In an effort to further cultivate my creative side and give my brain a much-needed rest from it's unceasing monkey-mind activity, I took a 4-week Healing Through Art class last year. In my first session, I was introduced to an unlikely artist that made a significant impression on me: Elizabeth "Grandma" Layton.
Here are my reflections on what it is about her that continues to deeply inspire me:
Grandma Layton began drawing in 1977 at the age of sixty-eight, when she took a contour drawing art class at a local university. She was a largely untrained great-grandmother living in a small town, but she didn't allow any of that to stop her from trying something new!
She struggled with bi-polar illness and suffered from severe bouts of depression for much of her life. She credited learning to draw her self-portraits (almost all of her drawings were self-portraits done while looking into a mirror) with ending her depression within six months after she began drawing. She is proof that it is never too late to find self-expression and healing, no matter how long or hard the struggle has been!
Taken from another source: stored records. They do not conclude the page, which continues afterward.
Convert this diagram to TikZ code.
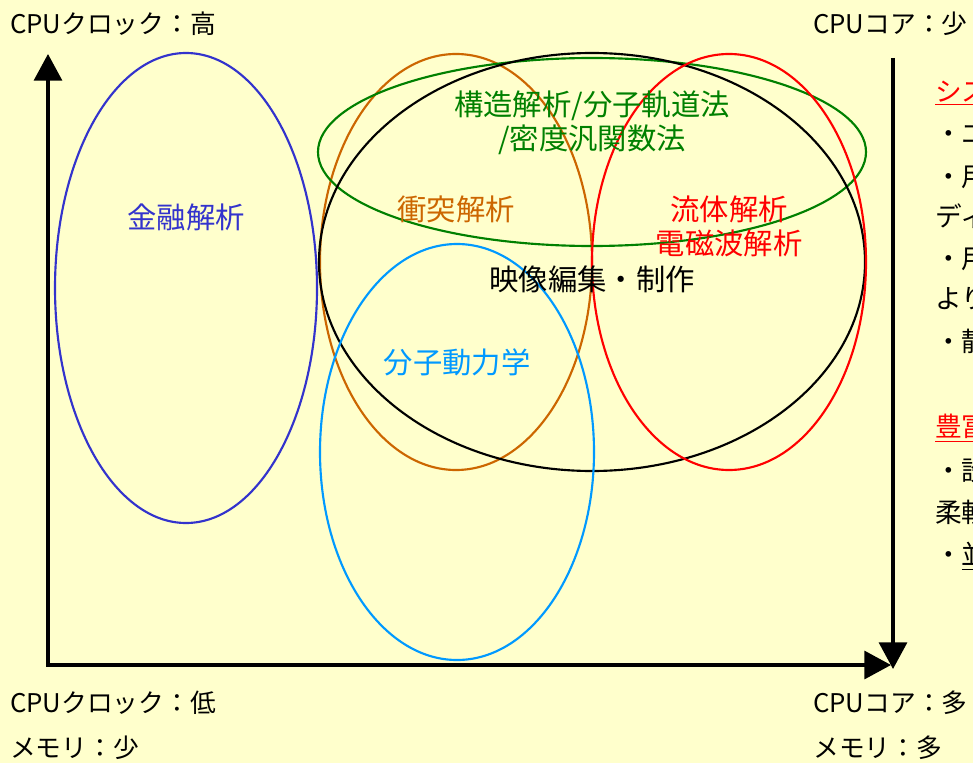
\documentclass[tikz,border=0pt]{standalone}
\usepackage{fontspec}
\setmainfont{Noto Sans CJK JP}
\usetikzlibrary{arrows.meta}
\definecolor{bg}{HTML}{FFFFCC}
\definecolor{cblue}{HTML}{3333CC}
\definecolor{corange}{HTML}{CC6600}
\definecolor{cgreen}{HTML}{008000}
\definecolor{cred}{HTML}{FF0000}
\definecolor{clight}{HTML}{0099FF}
\begin{document}
\begin{tikzpicture}[x=0.75pt,y=-0.75pt,
  lbl/.style={font=\fontsize{22}{26}\selectfont, inner sep=0pt},
  side/.style={font=\fontsize{20}{24}\selectfont, inner sep=0pt, anchor=west},
  corner/.style={font=\fontsize{19.3}{23}\selectfont, inner sep=0pt, anchor=west},
  ell/.style={line width=1.6pt},
  axis/.style={line width=2.4pt, -{Triangle[length=20pt,width=21pt]}}]
\fill[bg] (0,0) rectangle (973,763);
\useasboundingbox (0,0) rectangle (973,763);
\begin{scope}
\clip (0,0) rectangle (973,763);
% ellipses
\draw[ell, cblue] (186,288) ellipse [x radius=131, y radius=235];
\draw[ell, corange] (456,262) ellipse [x radius=136, y radius=208];
\draw[ell, cgreen] (592,152) ellipse [x radius=274, y radius=94];
\draw[ell, black] (592,262) ellipse [x radius=273, y radius=209];
\draw[ell, cred] (729,262) ellipse [x radius=137, y radius=208];
\draw[ell, clight] (457,452) ellipse [x radius=137, y radius=208];
% axes
\coordinate (o) at (48,665);
\coordinate (top) at (48,54);
\coordinate (right) at (891,665);
\coordinate (rtop) at (893,58);
\coordinate (rbot) at (893,669);
\draw[axis] (o) -- (top);
\draw[axis] ([xshift=-1.2pt]o) -- (right);
\draw[axis] (rtop) -- (rbot);
% labels in ellipses
\node[lbl, text=cblue] (kin) at (186,217) {金融解析};
\node[lbl, text=cgreen] (kozo1) at (592,106) {構造解析/分子軌道法};
\node[lbl, text=cgreen] (kozo2) at (592,140) {/密度汎関数法};
\node[lbl, text=corange] (sho) at (456,209) {衝突解析};
\node[lbl, text=cred] (ryu) at (729,209) {流体解析};
\node[lbl, text=cred] (den) at (729,243) {電磁波解析};
\node[lbl] (eizo) at (592,279) {映像編集・制作};
\node[lbl, text=clight] (bun) at (457,362) {分子動力学};
% corner labels
\node[corner] (tl) at (10,24) {CPUクロック：高};
\node[corner] (tr) at (813,24) {CPUコア：少};
\node[corner] (bl1) at (10,703) {CPUクロック：低};
\node[corner] (bl2) at (10,748) {メモリ：少};
\node[corner] (br1) at (813,703) {CPUコア：多};
\node[corner] (br2) at (813,748) {メモリ：多};
% right column (cut off at the edge, as in the reference)
\node[side, text=cred] (r1) at (935,93) {\underline{システム}};
\node[side] (r2) at (935,134) {・エン};
\node[side] (r3) at (935,176) {・用途};
\node[side] (r4) at (935,216) {ディス};
\node[side] (r5) at (935,258) {・用途};
\node[side] (r6) at (935,299) {より};
\node[side] (r7) at (935,341) {・静的};
\node[side, text=cred] (r8) at (935,428) {\underline{豊富な}};
\node[side] (r9) at (935,470) {・設定};
\node[side] (r10) at (935,512) {柔軟};
\node[side] (r11) at (935,556) {・\underline{並列}};
\end{scope}
\end{tikzpicture}
\end{document}
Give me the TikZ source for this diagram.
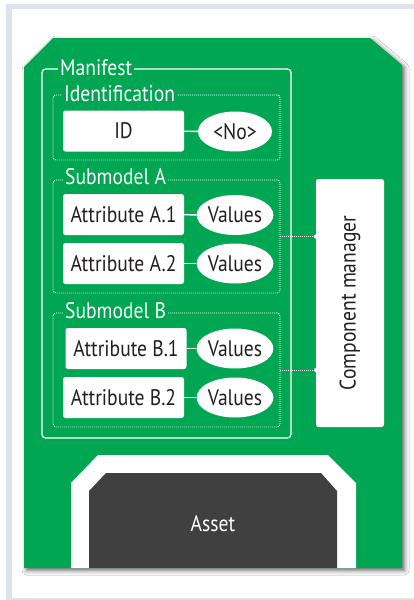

Perhaps because of her own life struggles, Elizabeth's art reflected an empathy for those who find themselves in situations beyond their control - "those tormented by the pressures of modern society". Through her art, she responded to social issues such as capital punishment, homelessness, hunger, racial prejudice, AIDS, aging and the right to die. Her drawings "challenge us to walk in the shoes of the less fortunate and to work not just for a kinder and gentler nation but for a kinder and gentler self".
"Grandma Layton never sold any of the 1,000 drawings she did in almost 15 years of drawing but often donated them to charity auctions to benefit the arts, mental health, women's issues, etc. Thus, she raised about a quarter of a million dollars for those projects." This remarkable woman was able to touch and enrich many people's lives through her self-expression and generous spirit.
When I become overwhelmed by my own long struggle with mental illness, I remember Grandma Layton. I remember never to give up. I remember that I am more than my illness. I remember that somewhere within my own story lies the key to self-expression. I remember that when I share my genuine self, I can positively affect the lives of others. Thank you Grandma Layton for giving me that hope.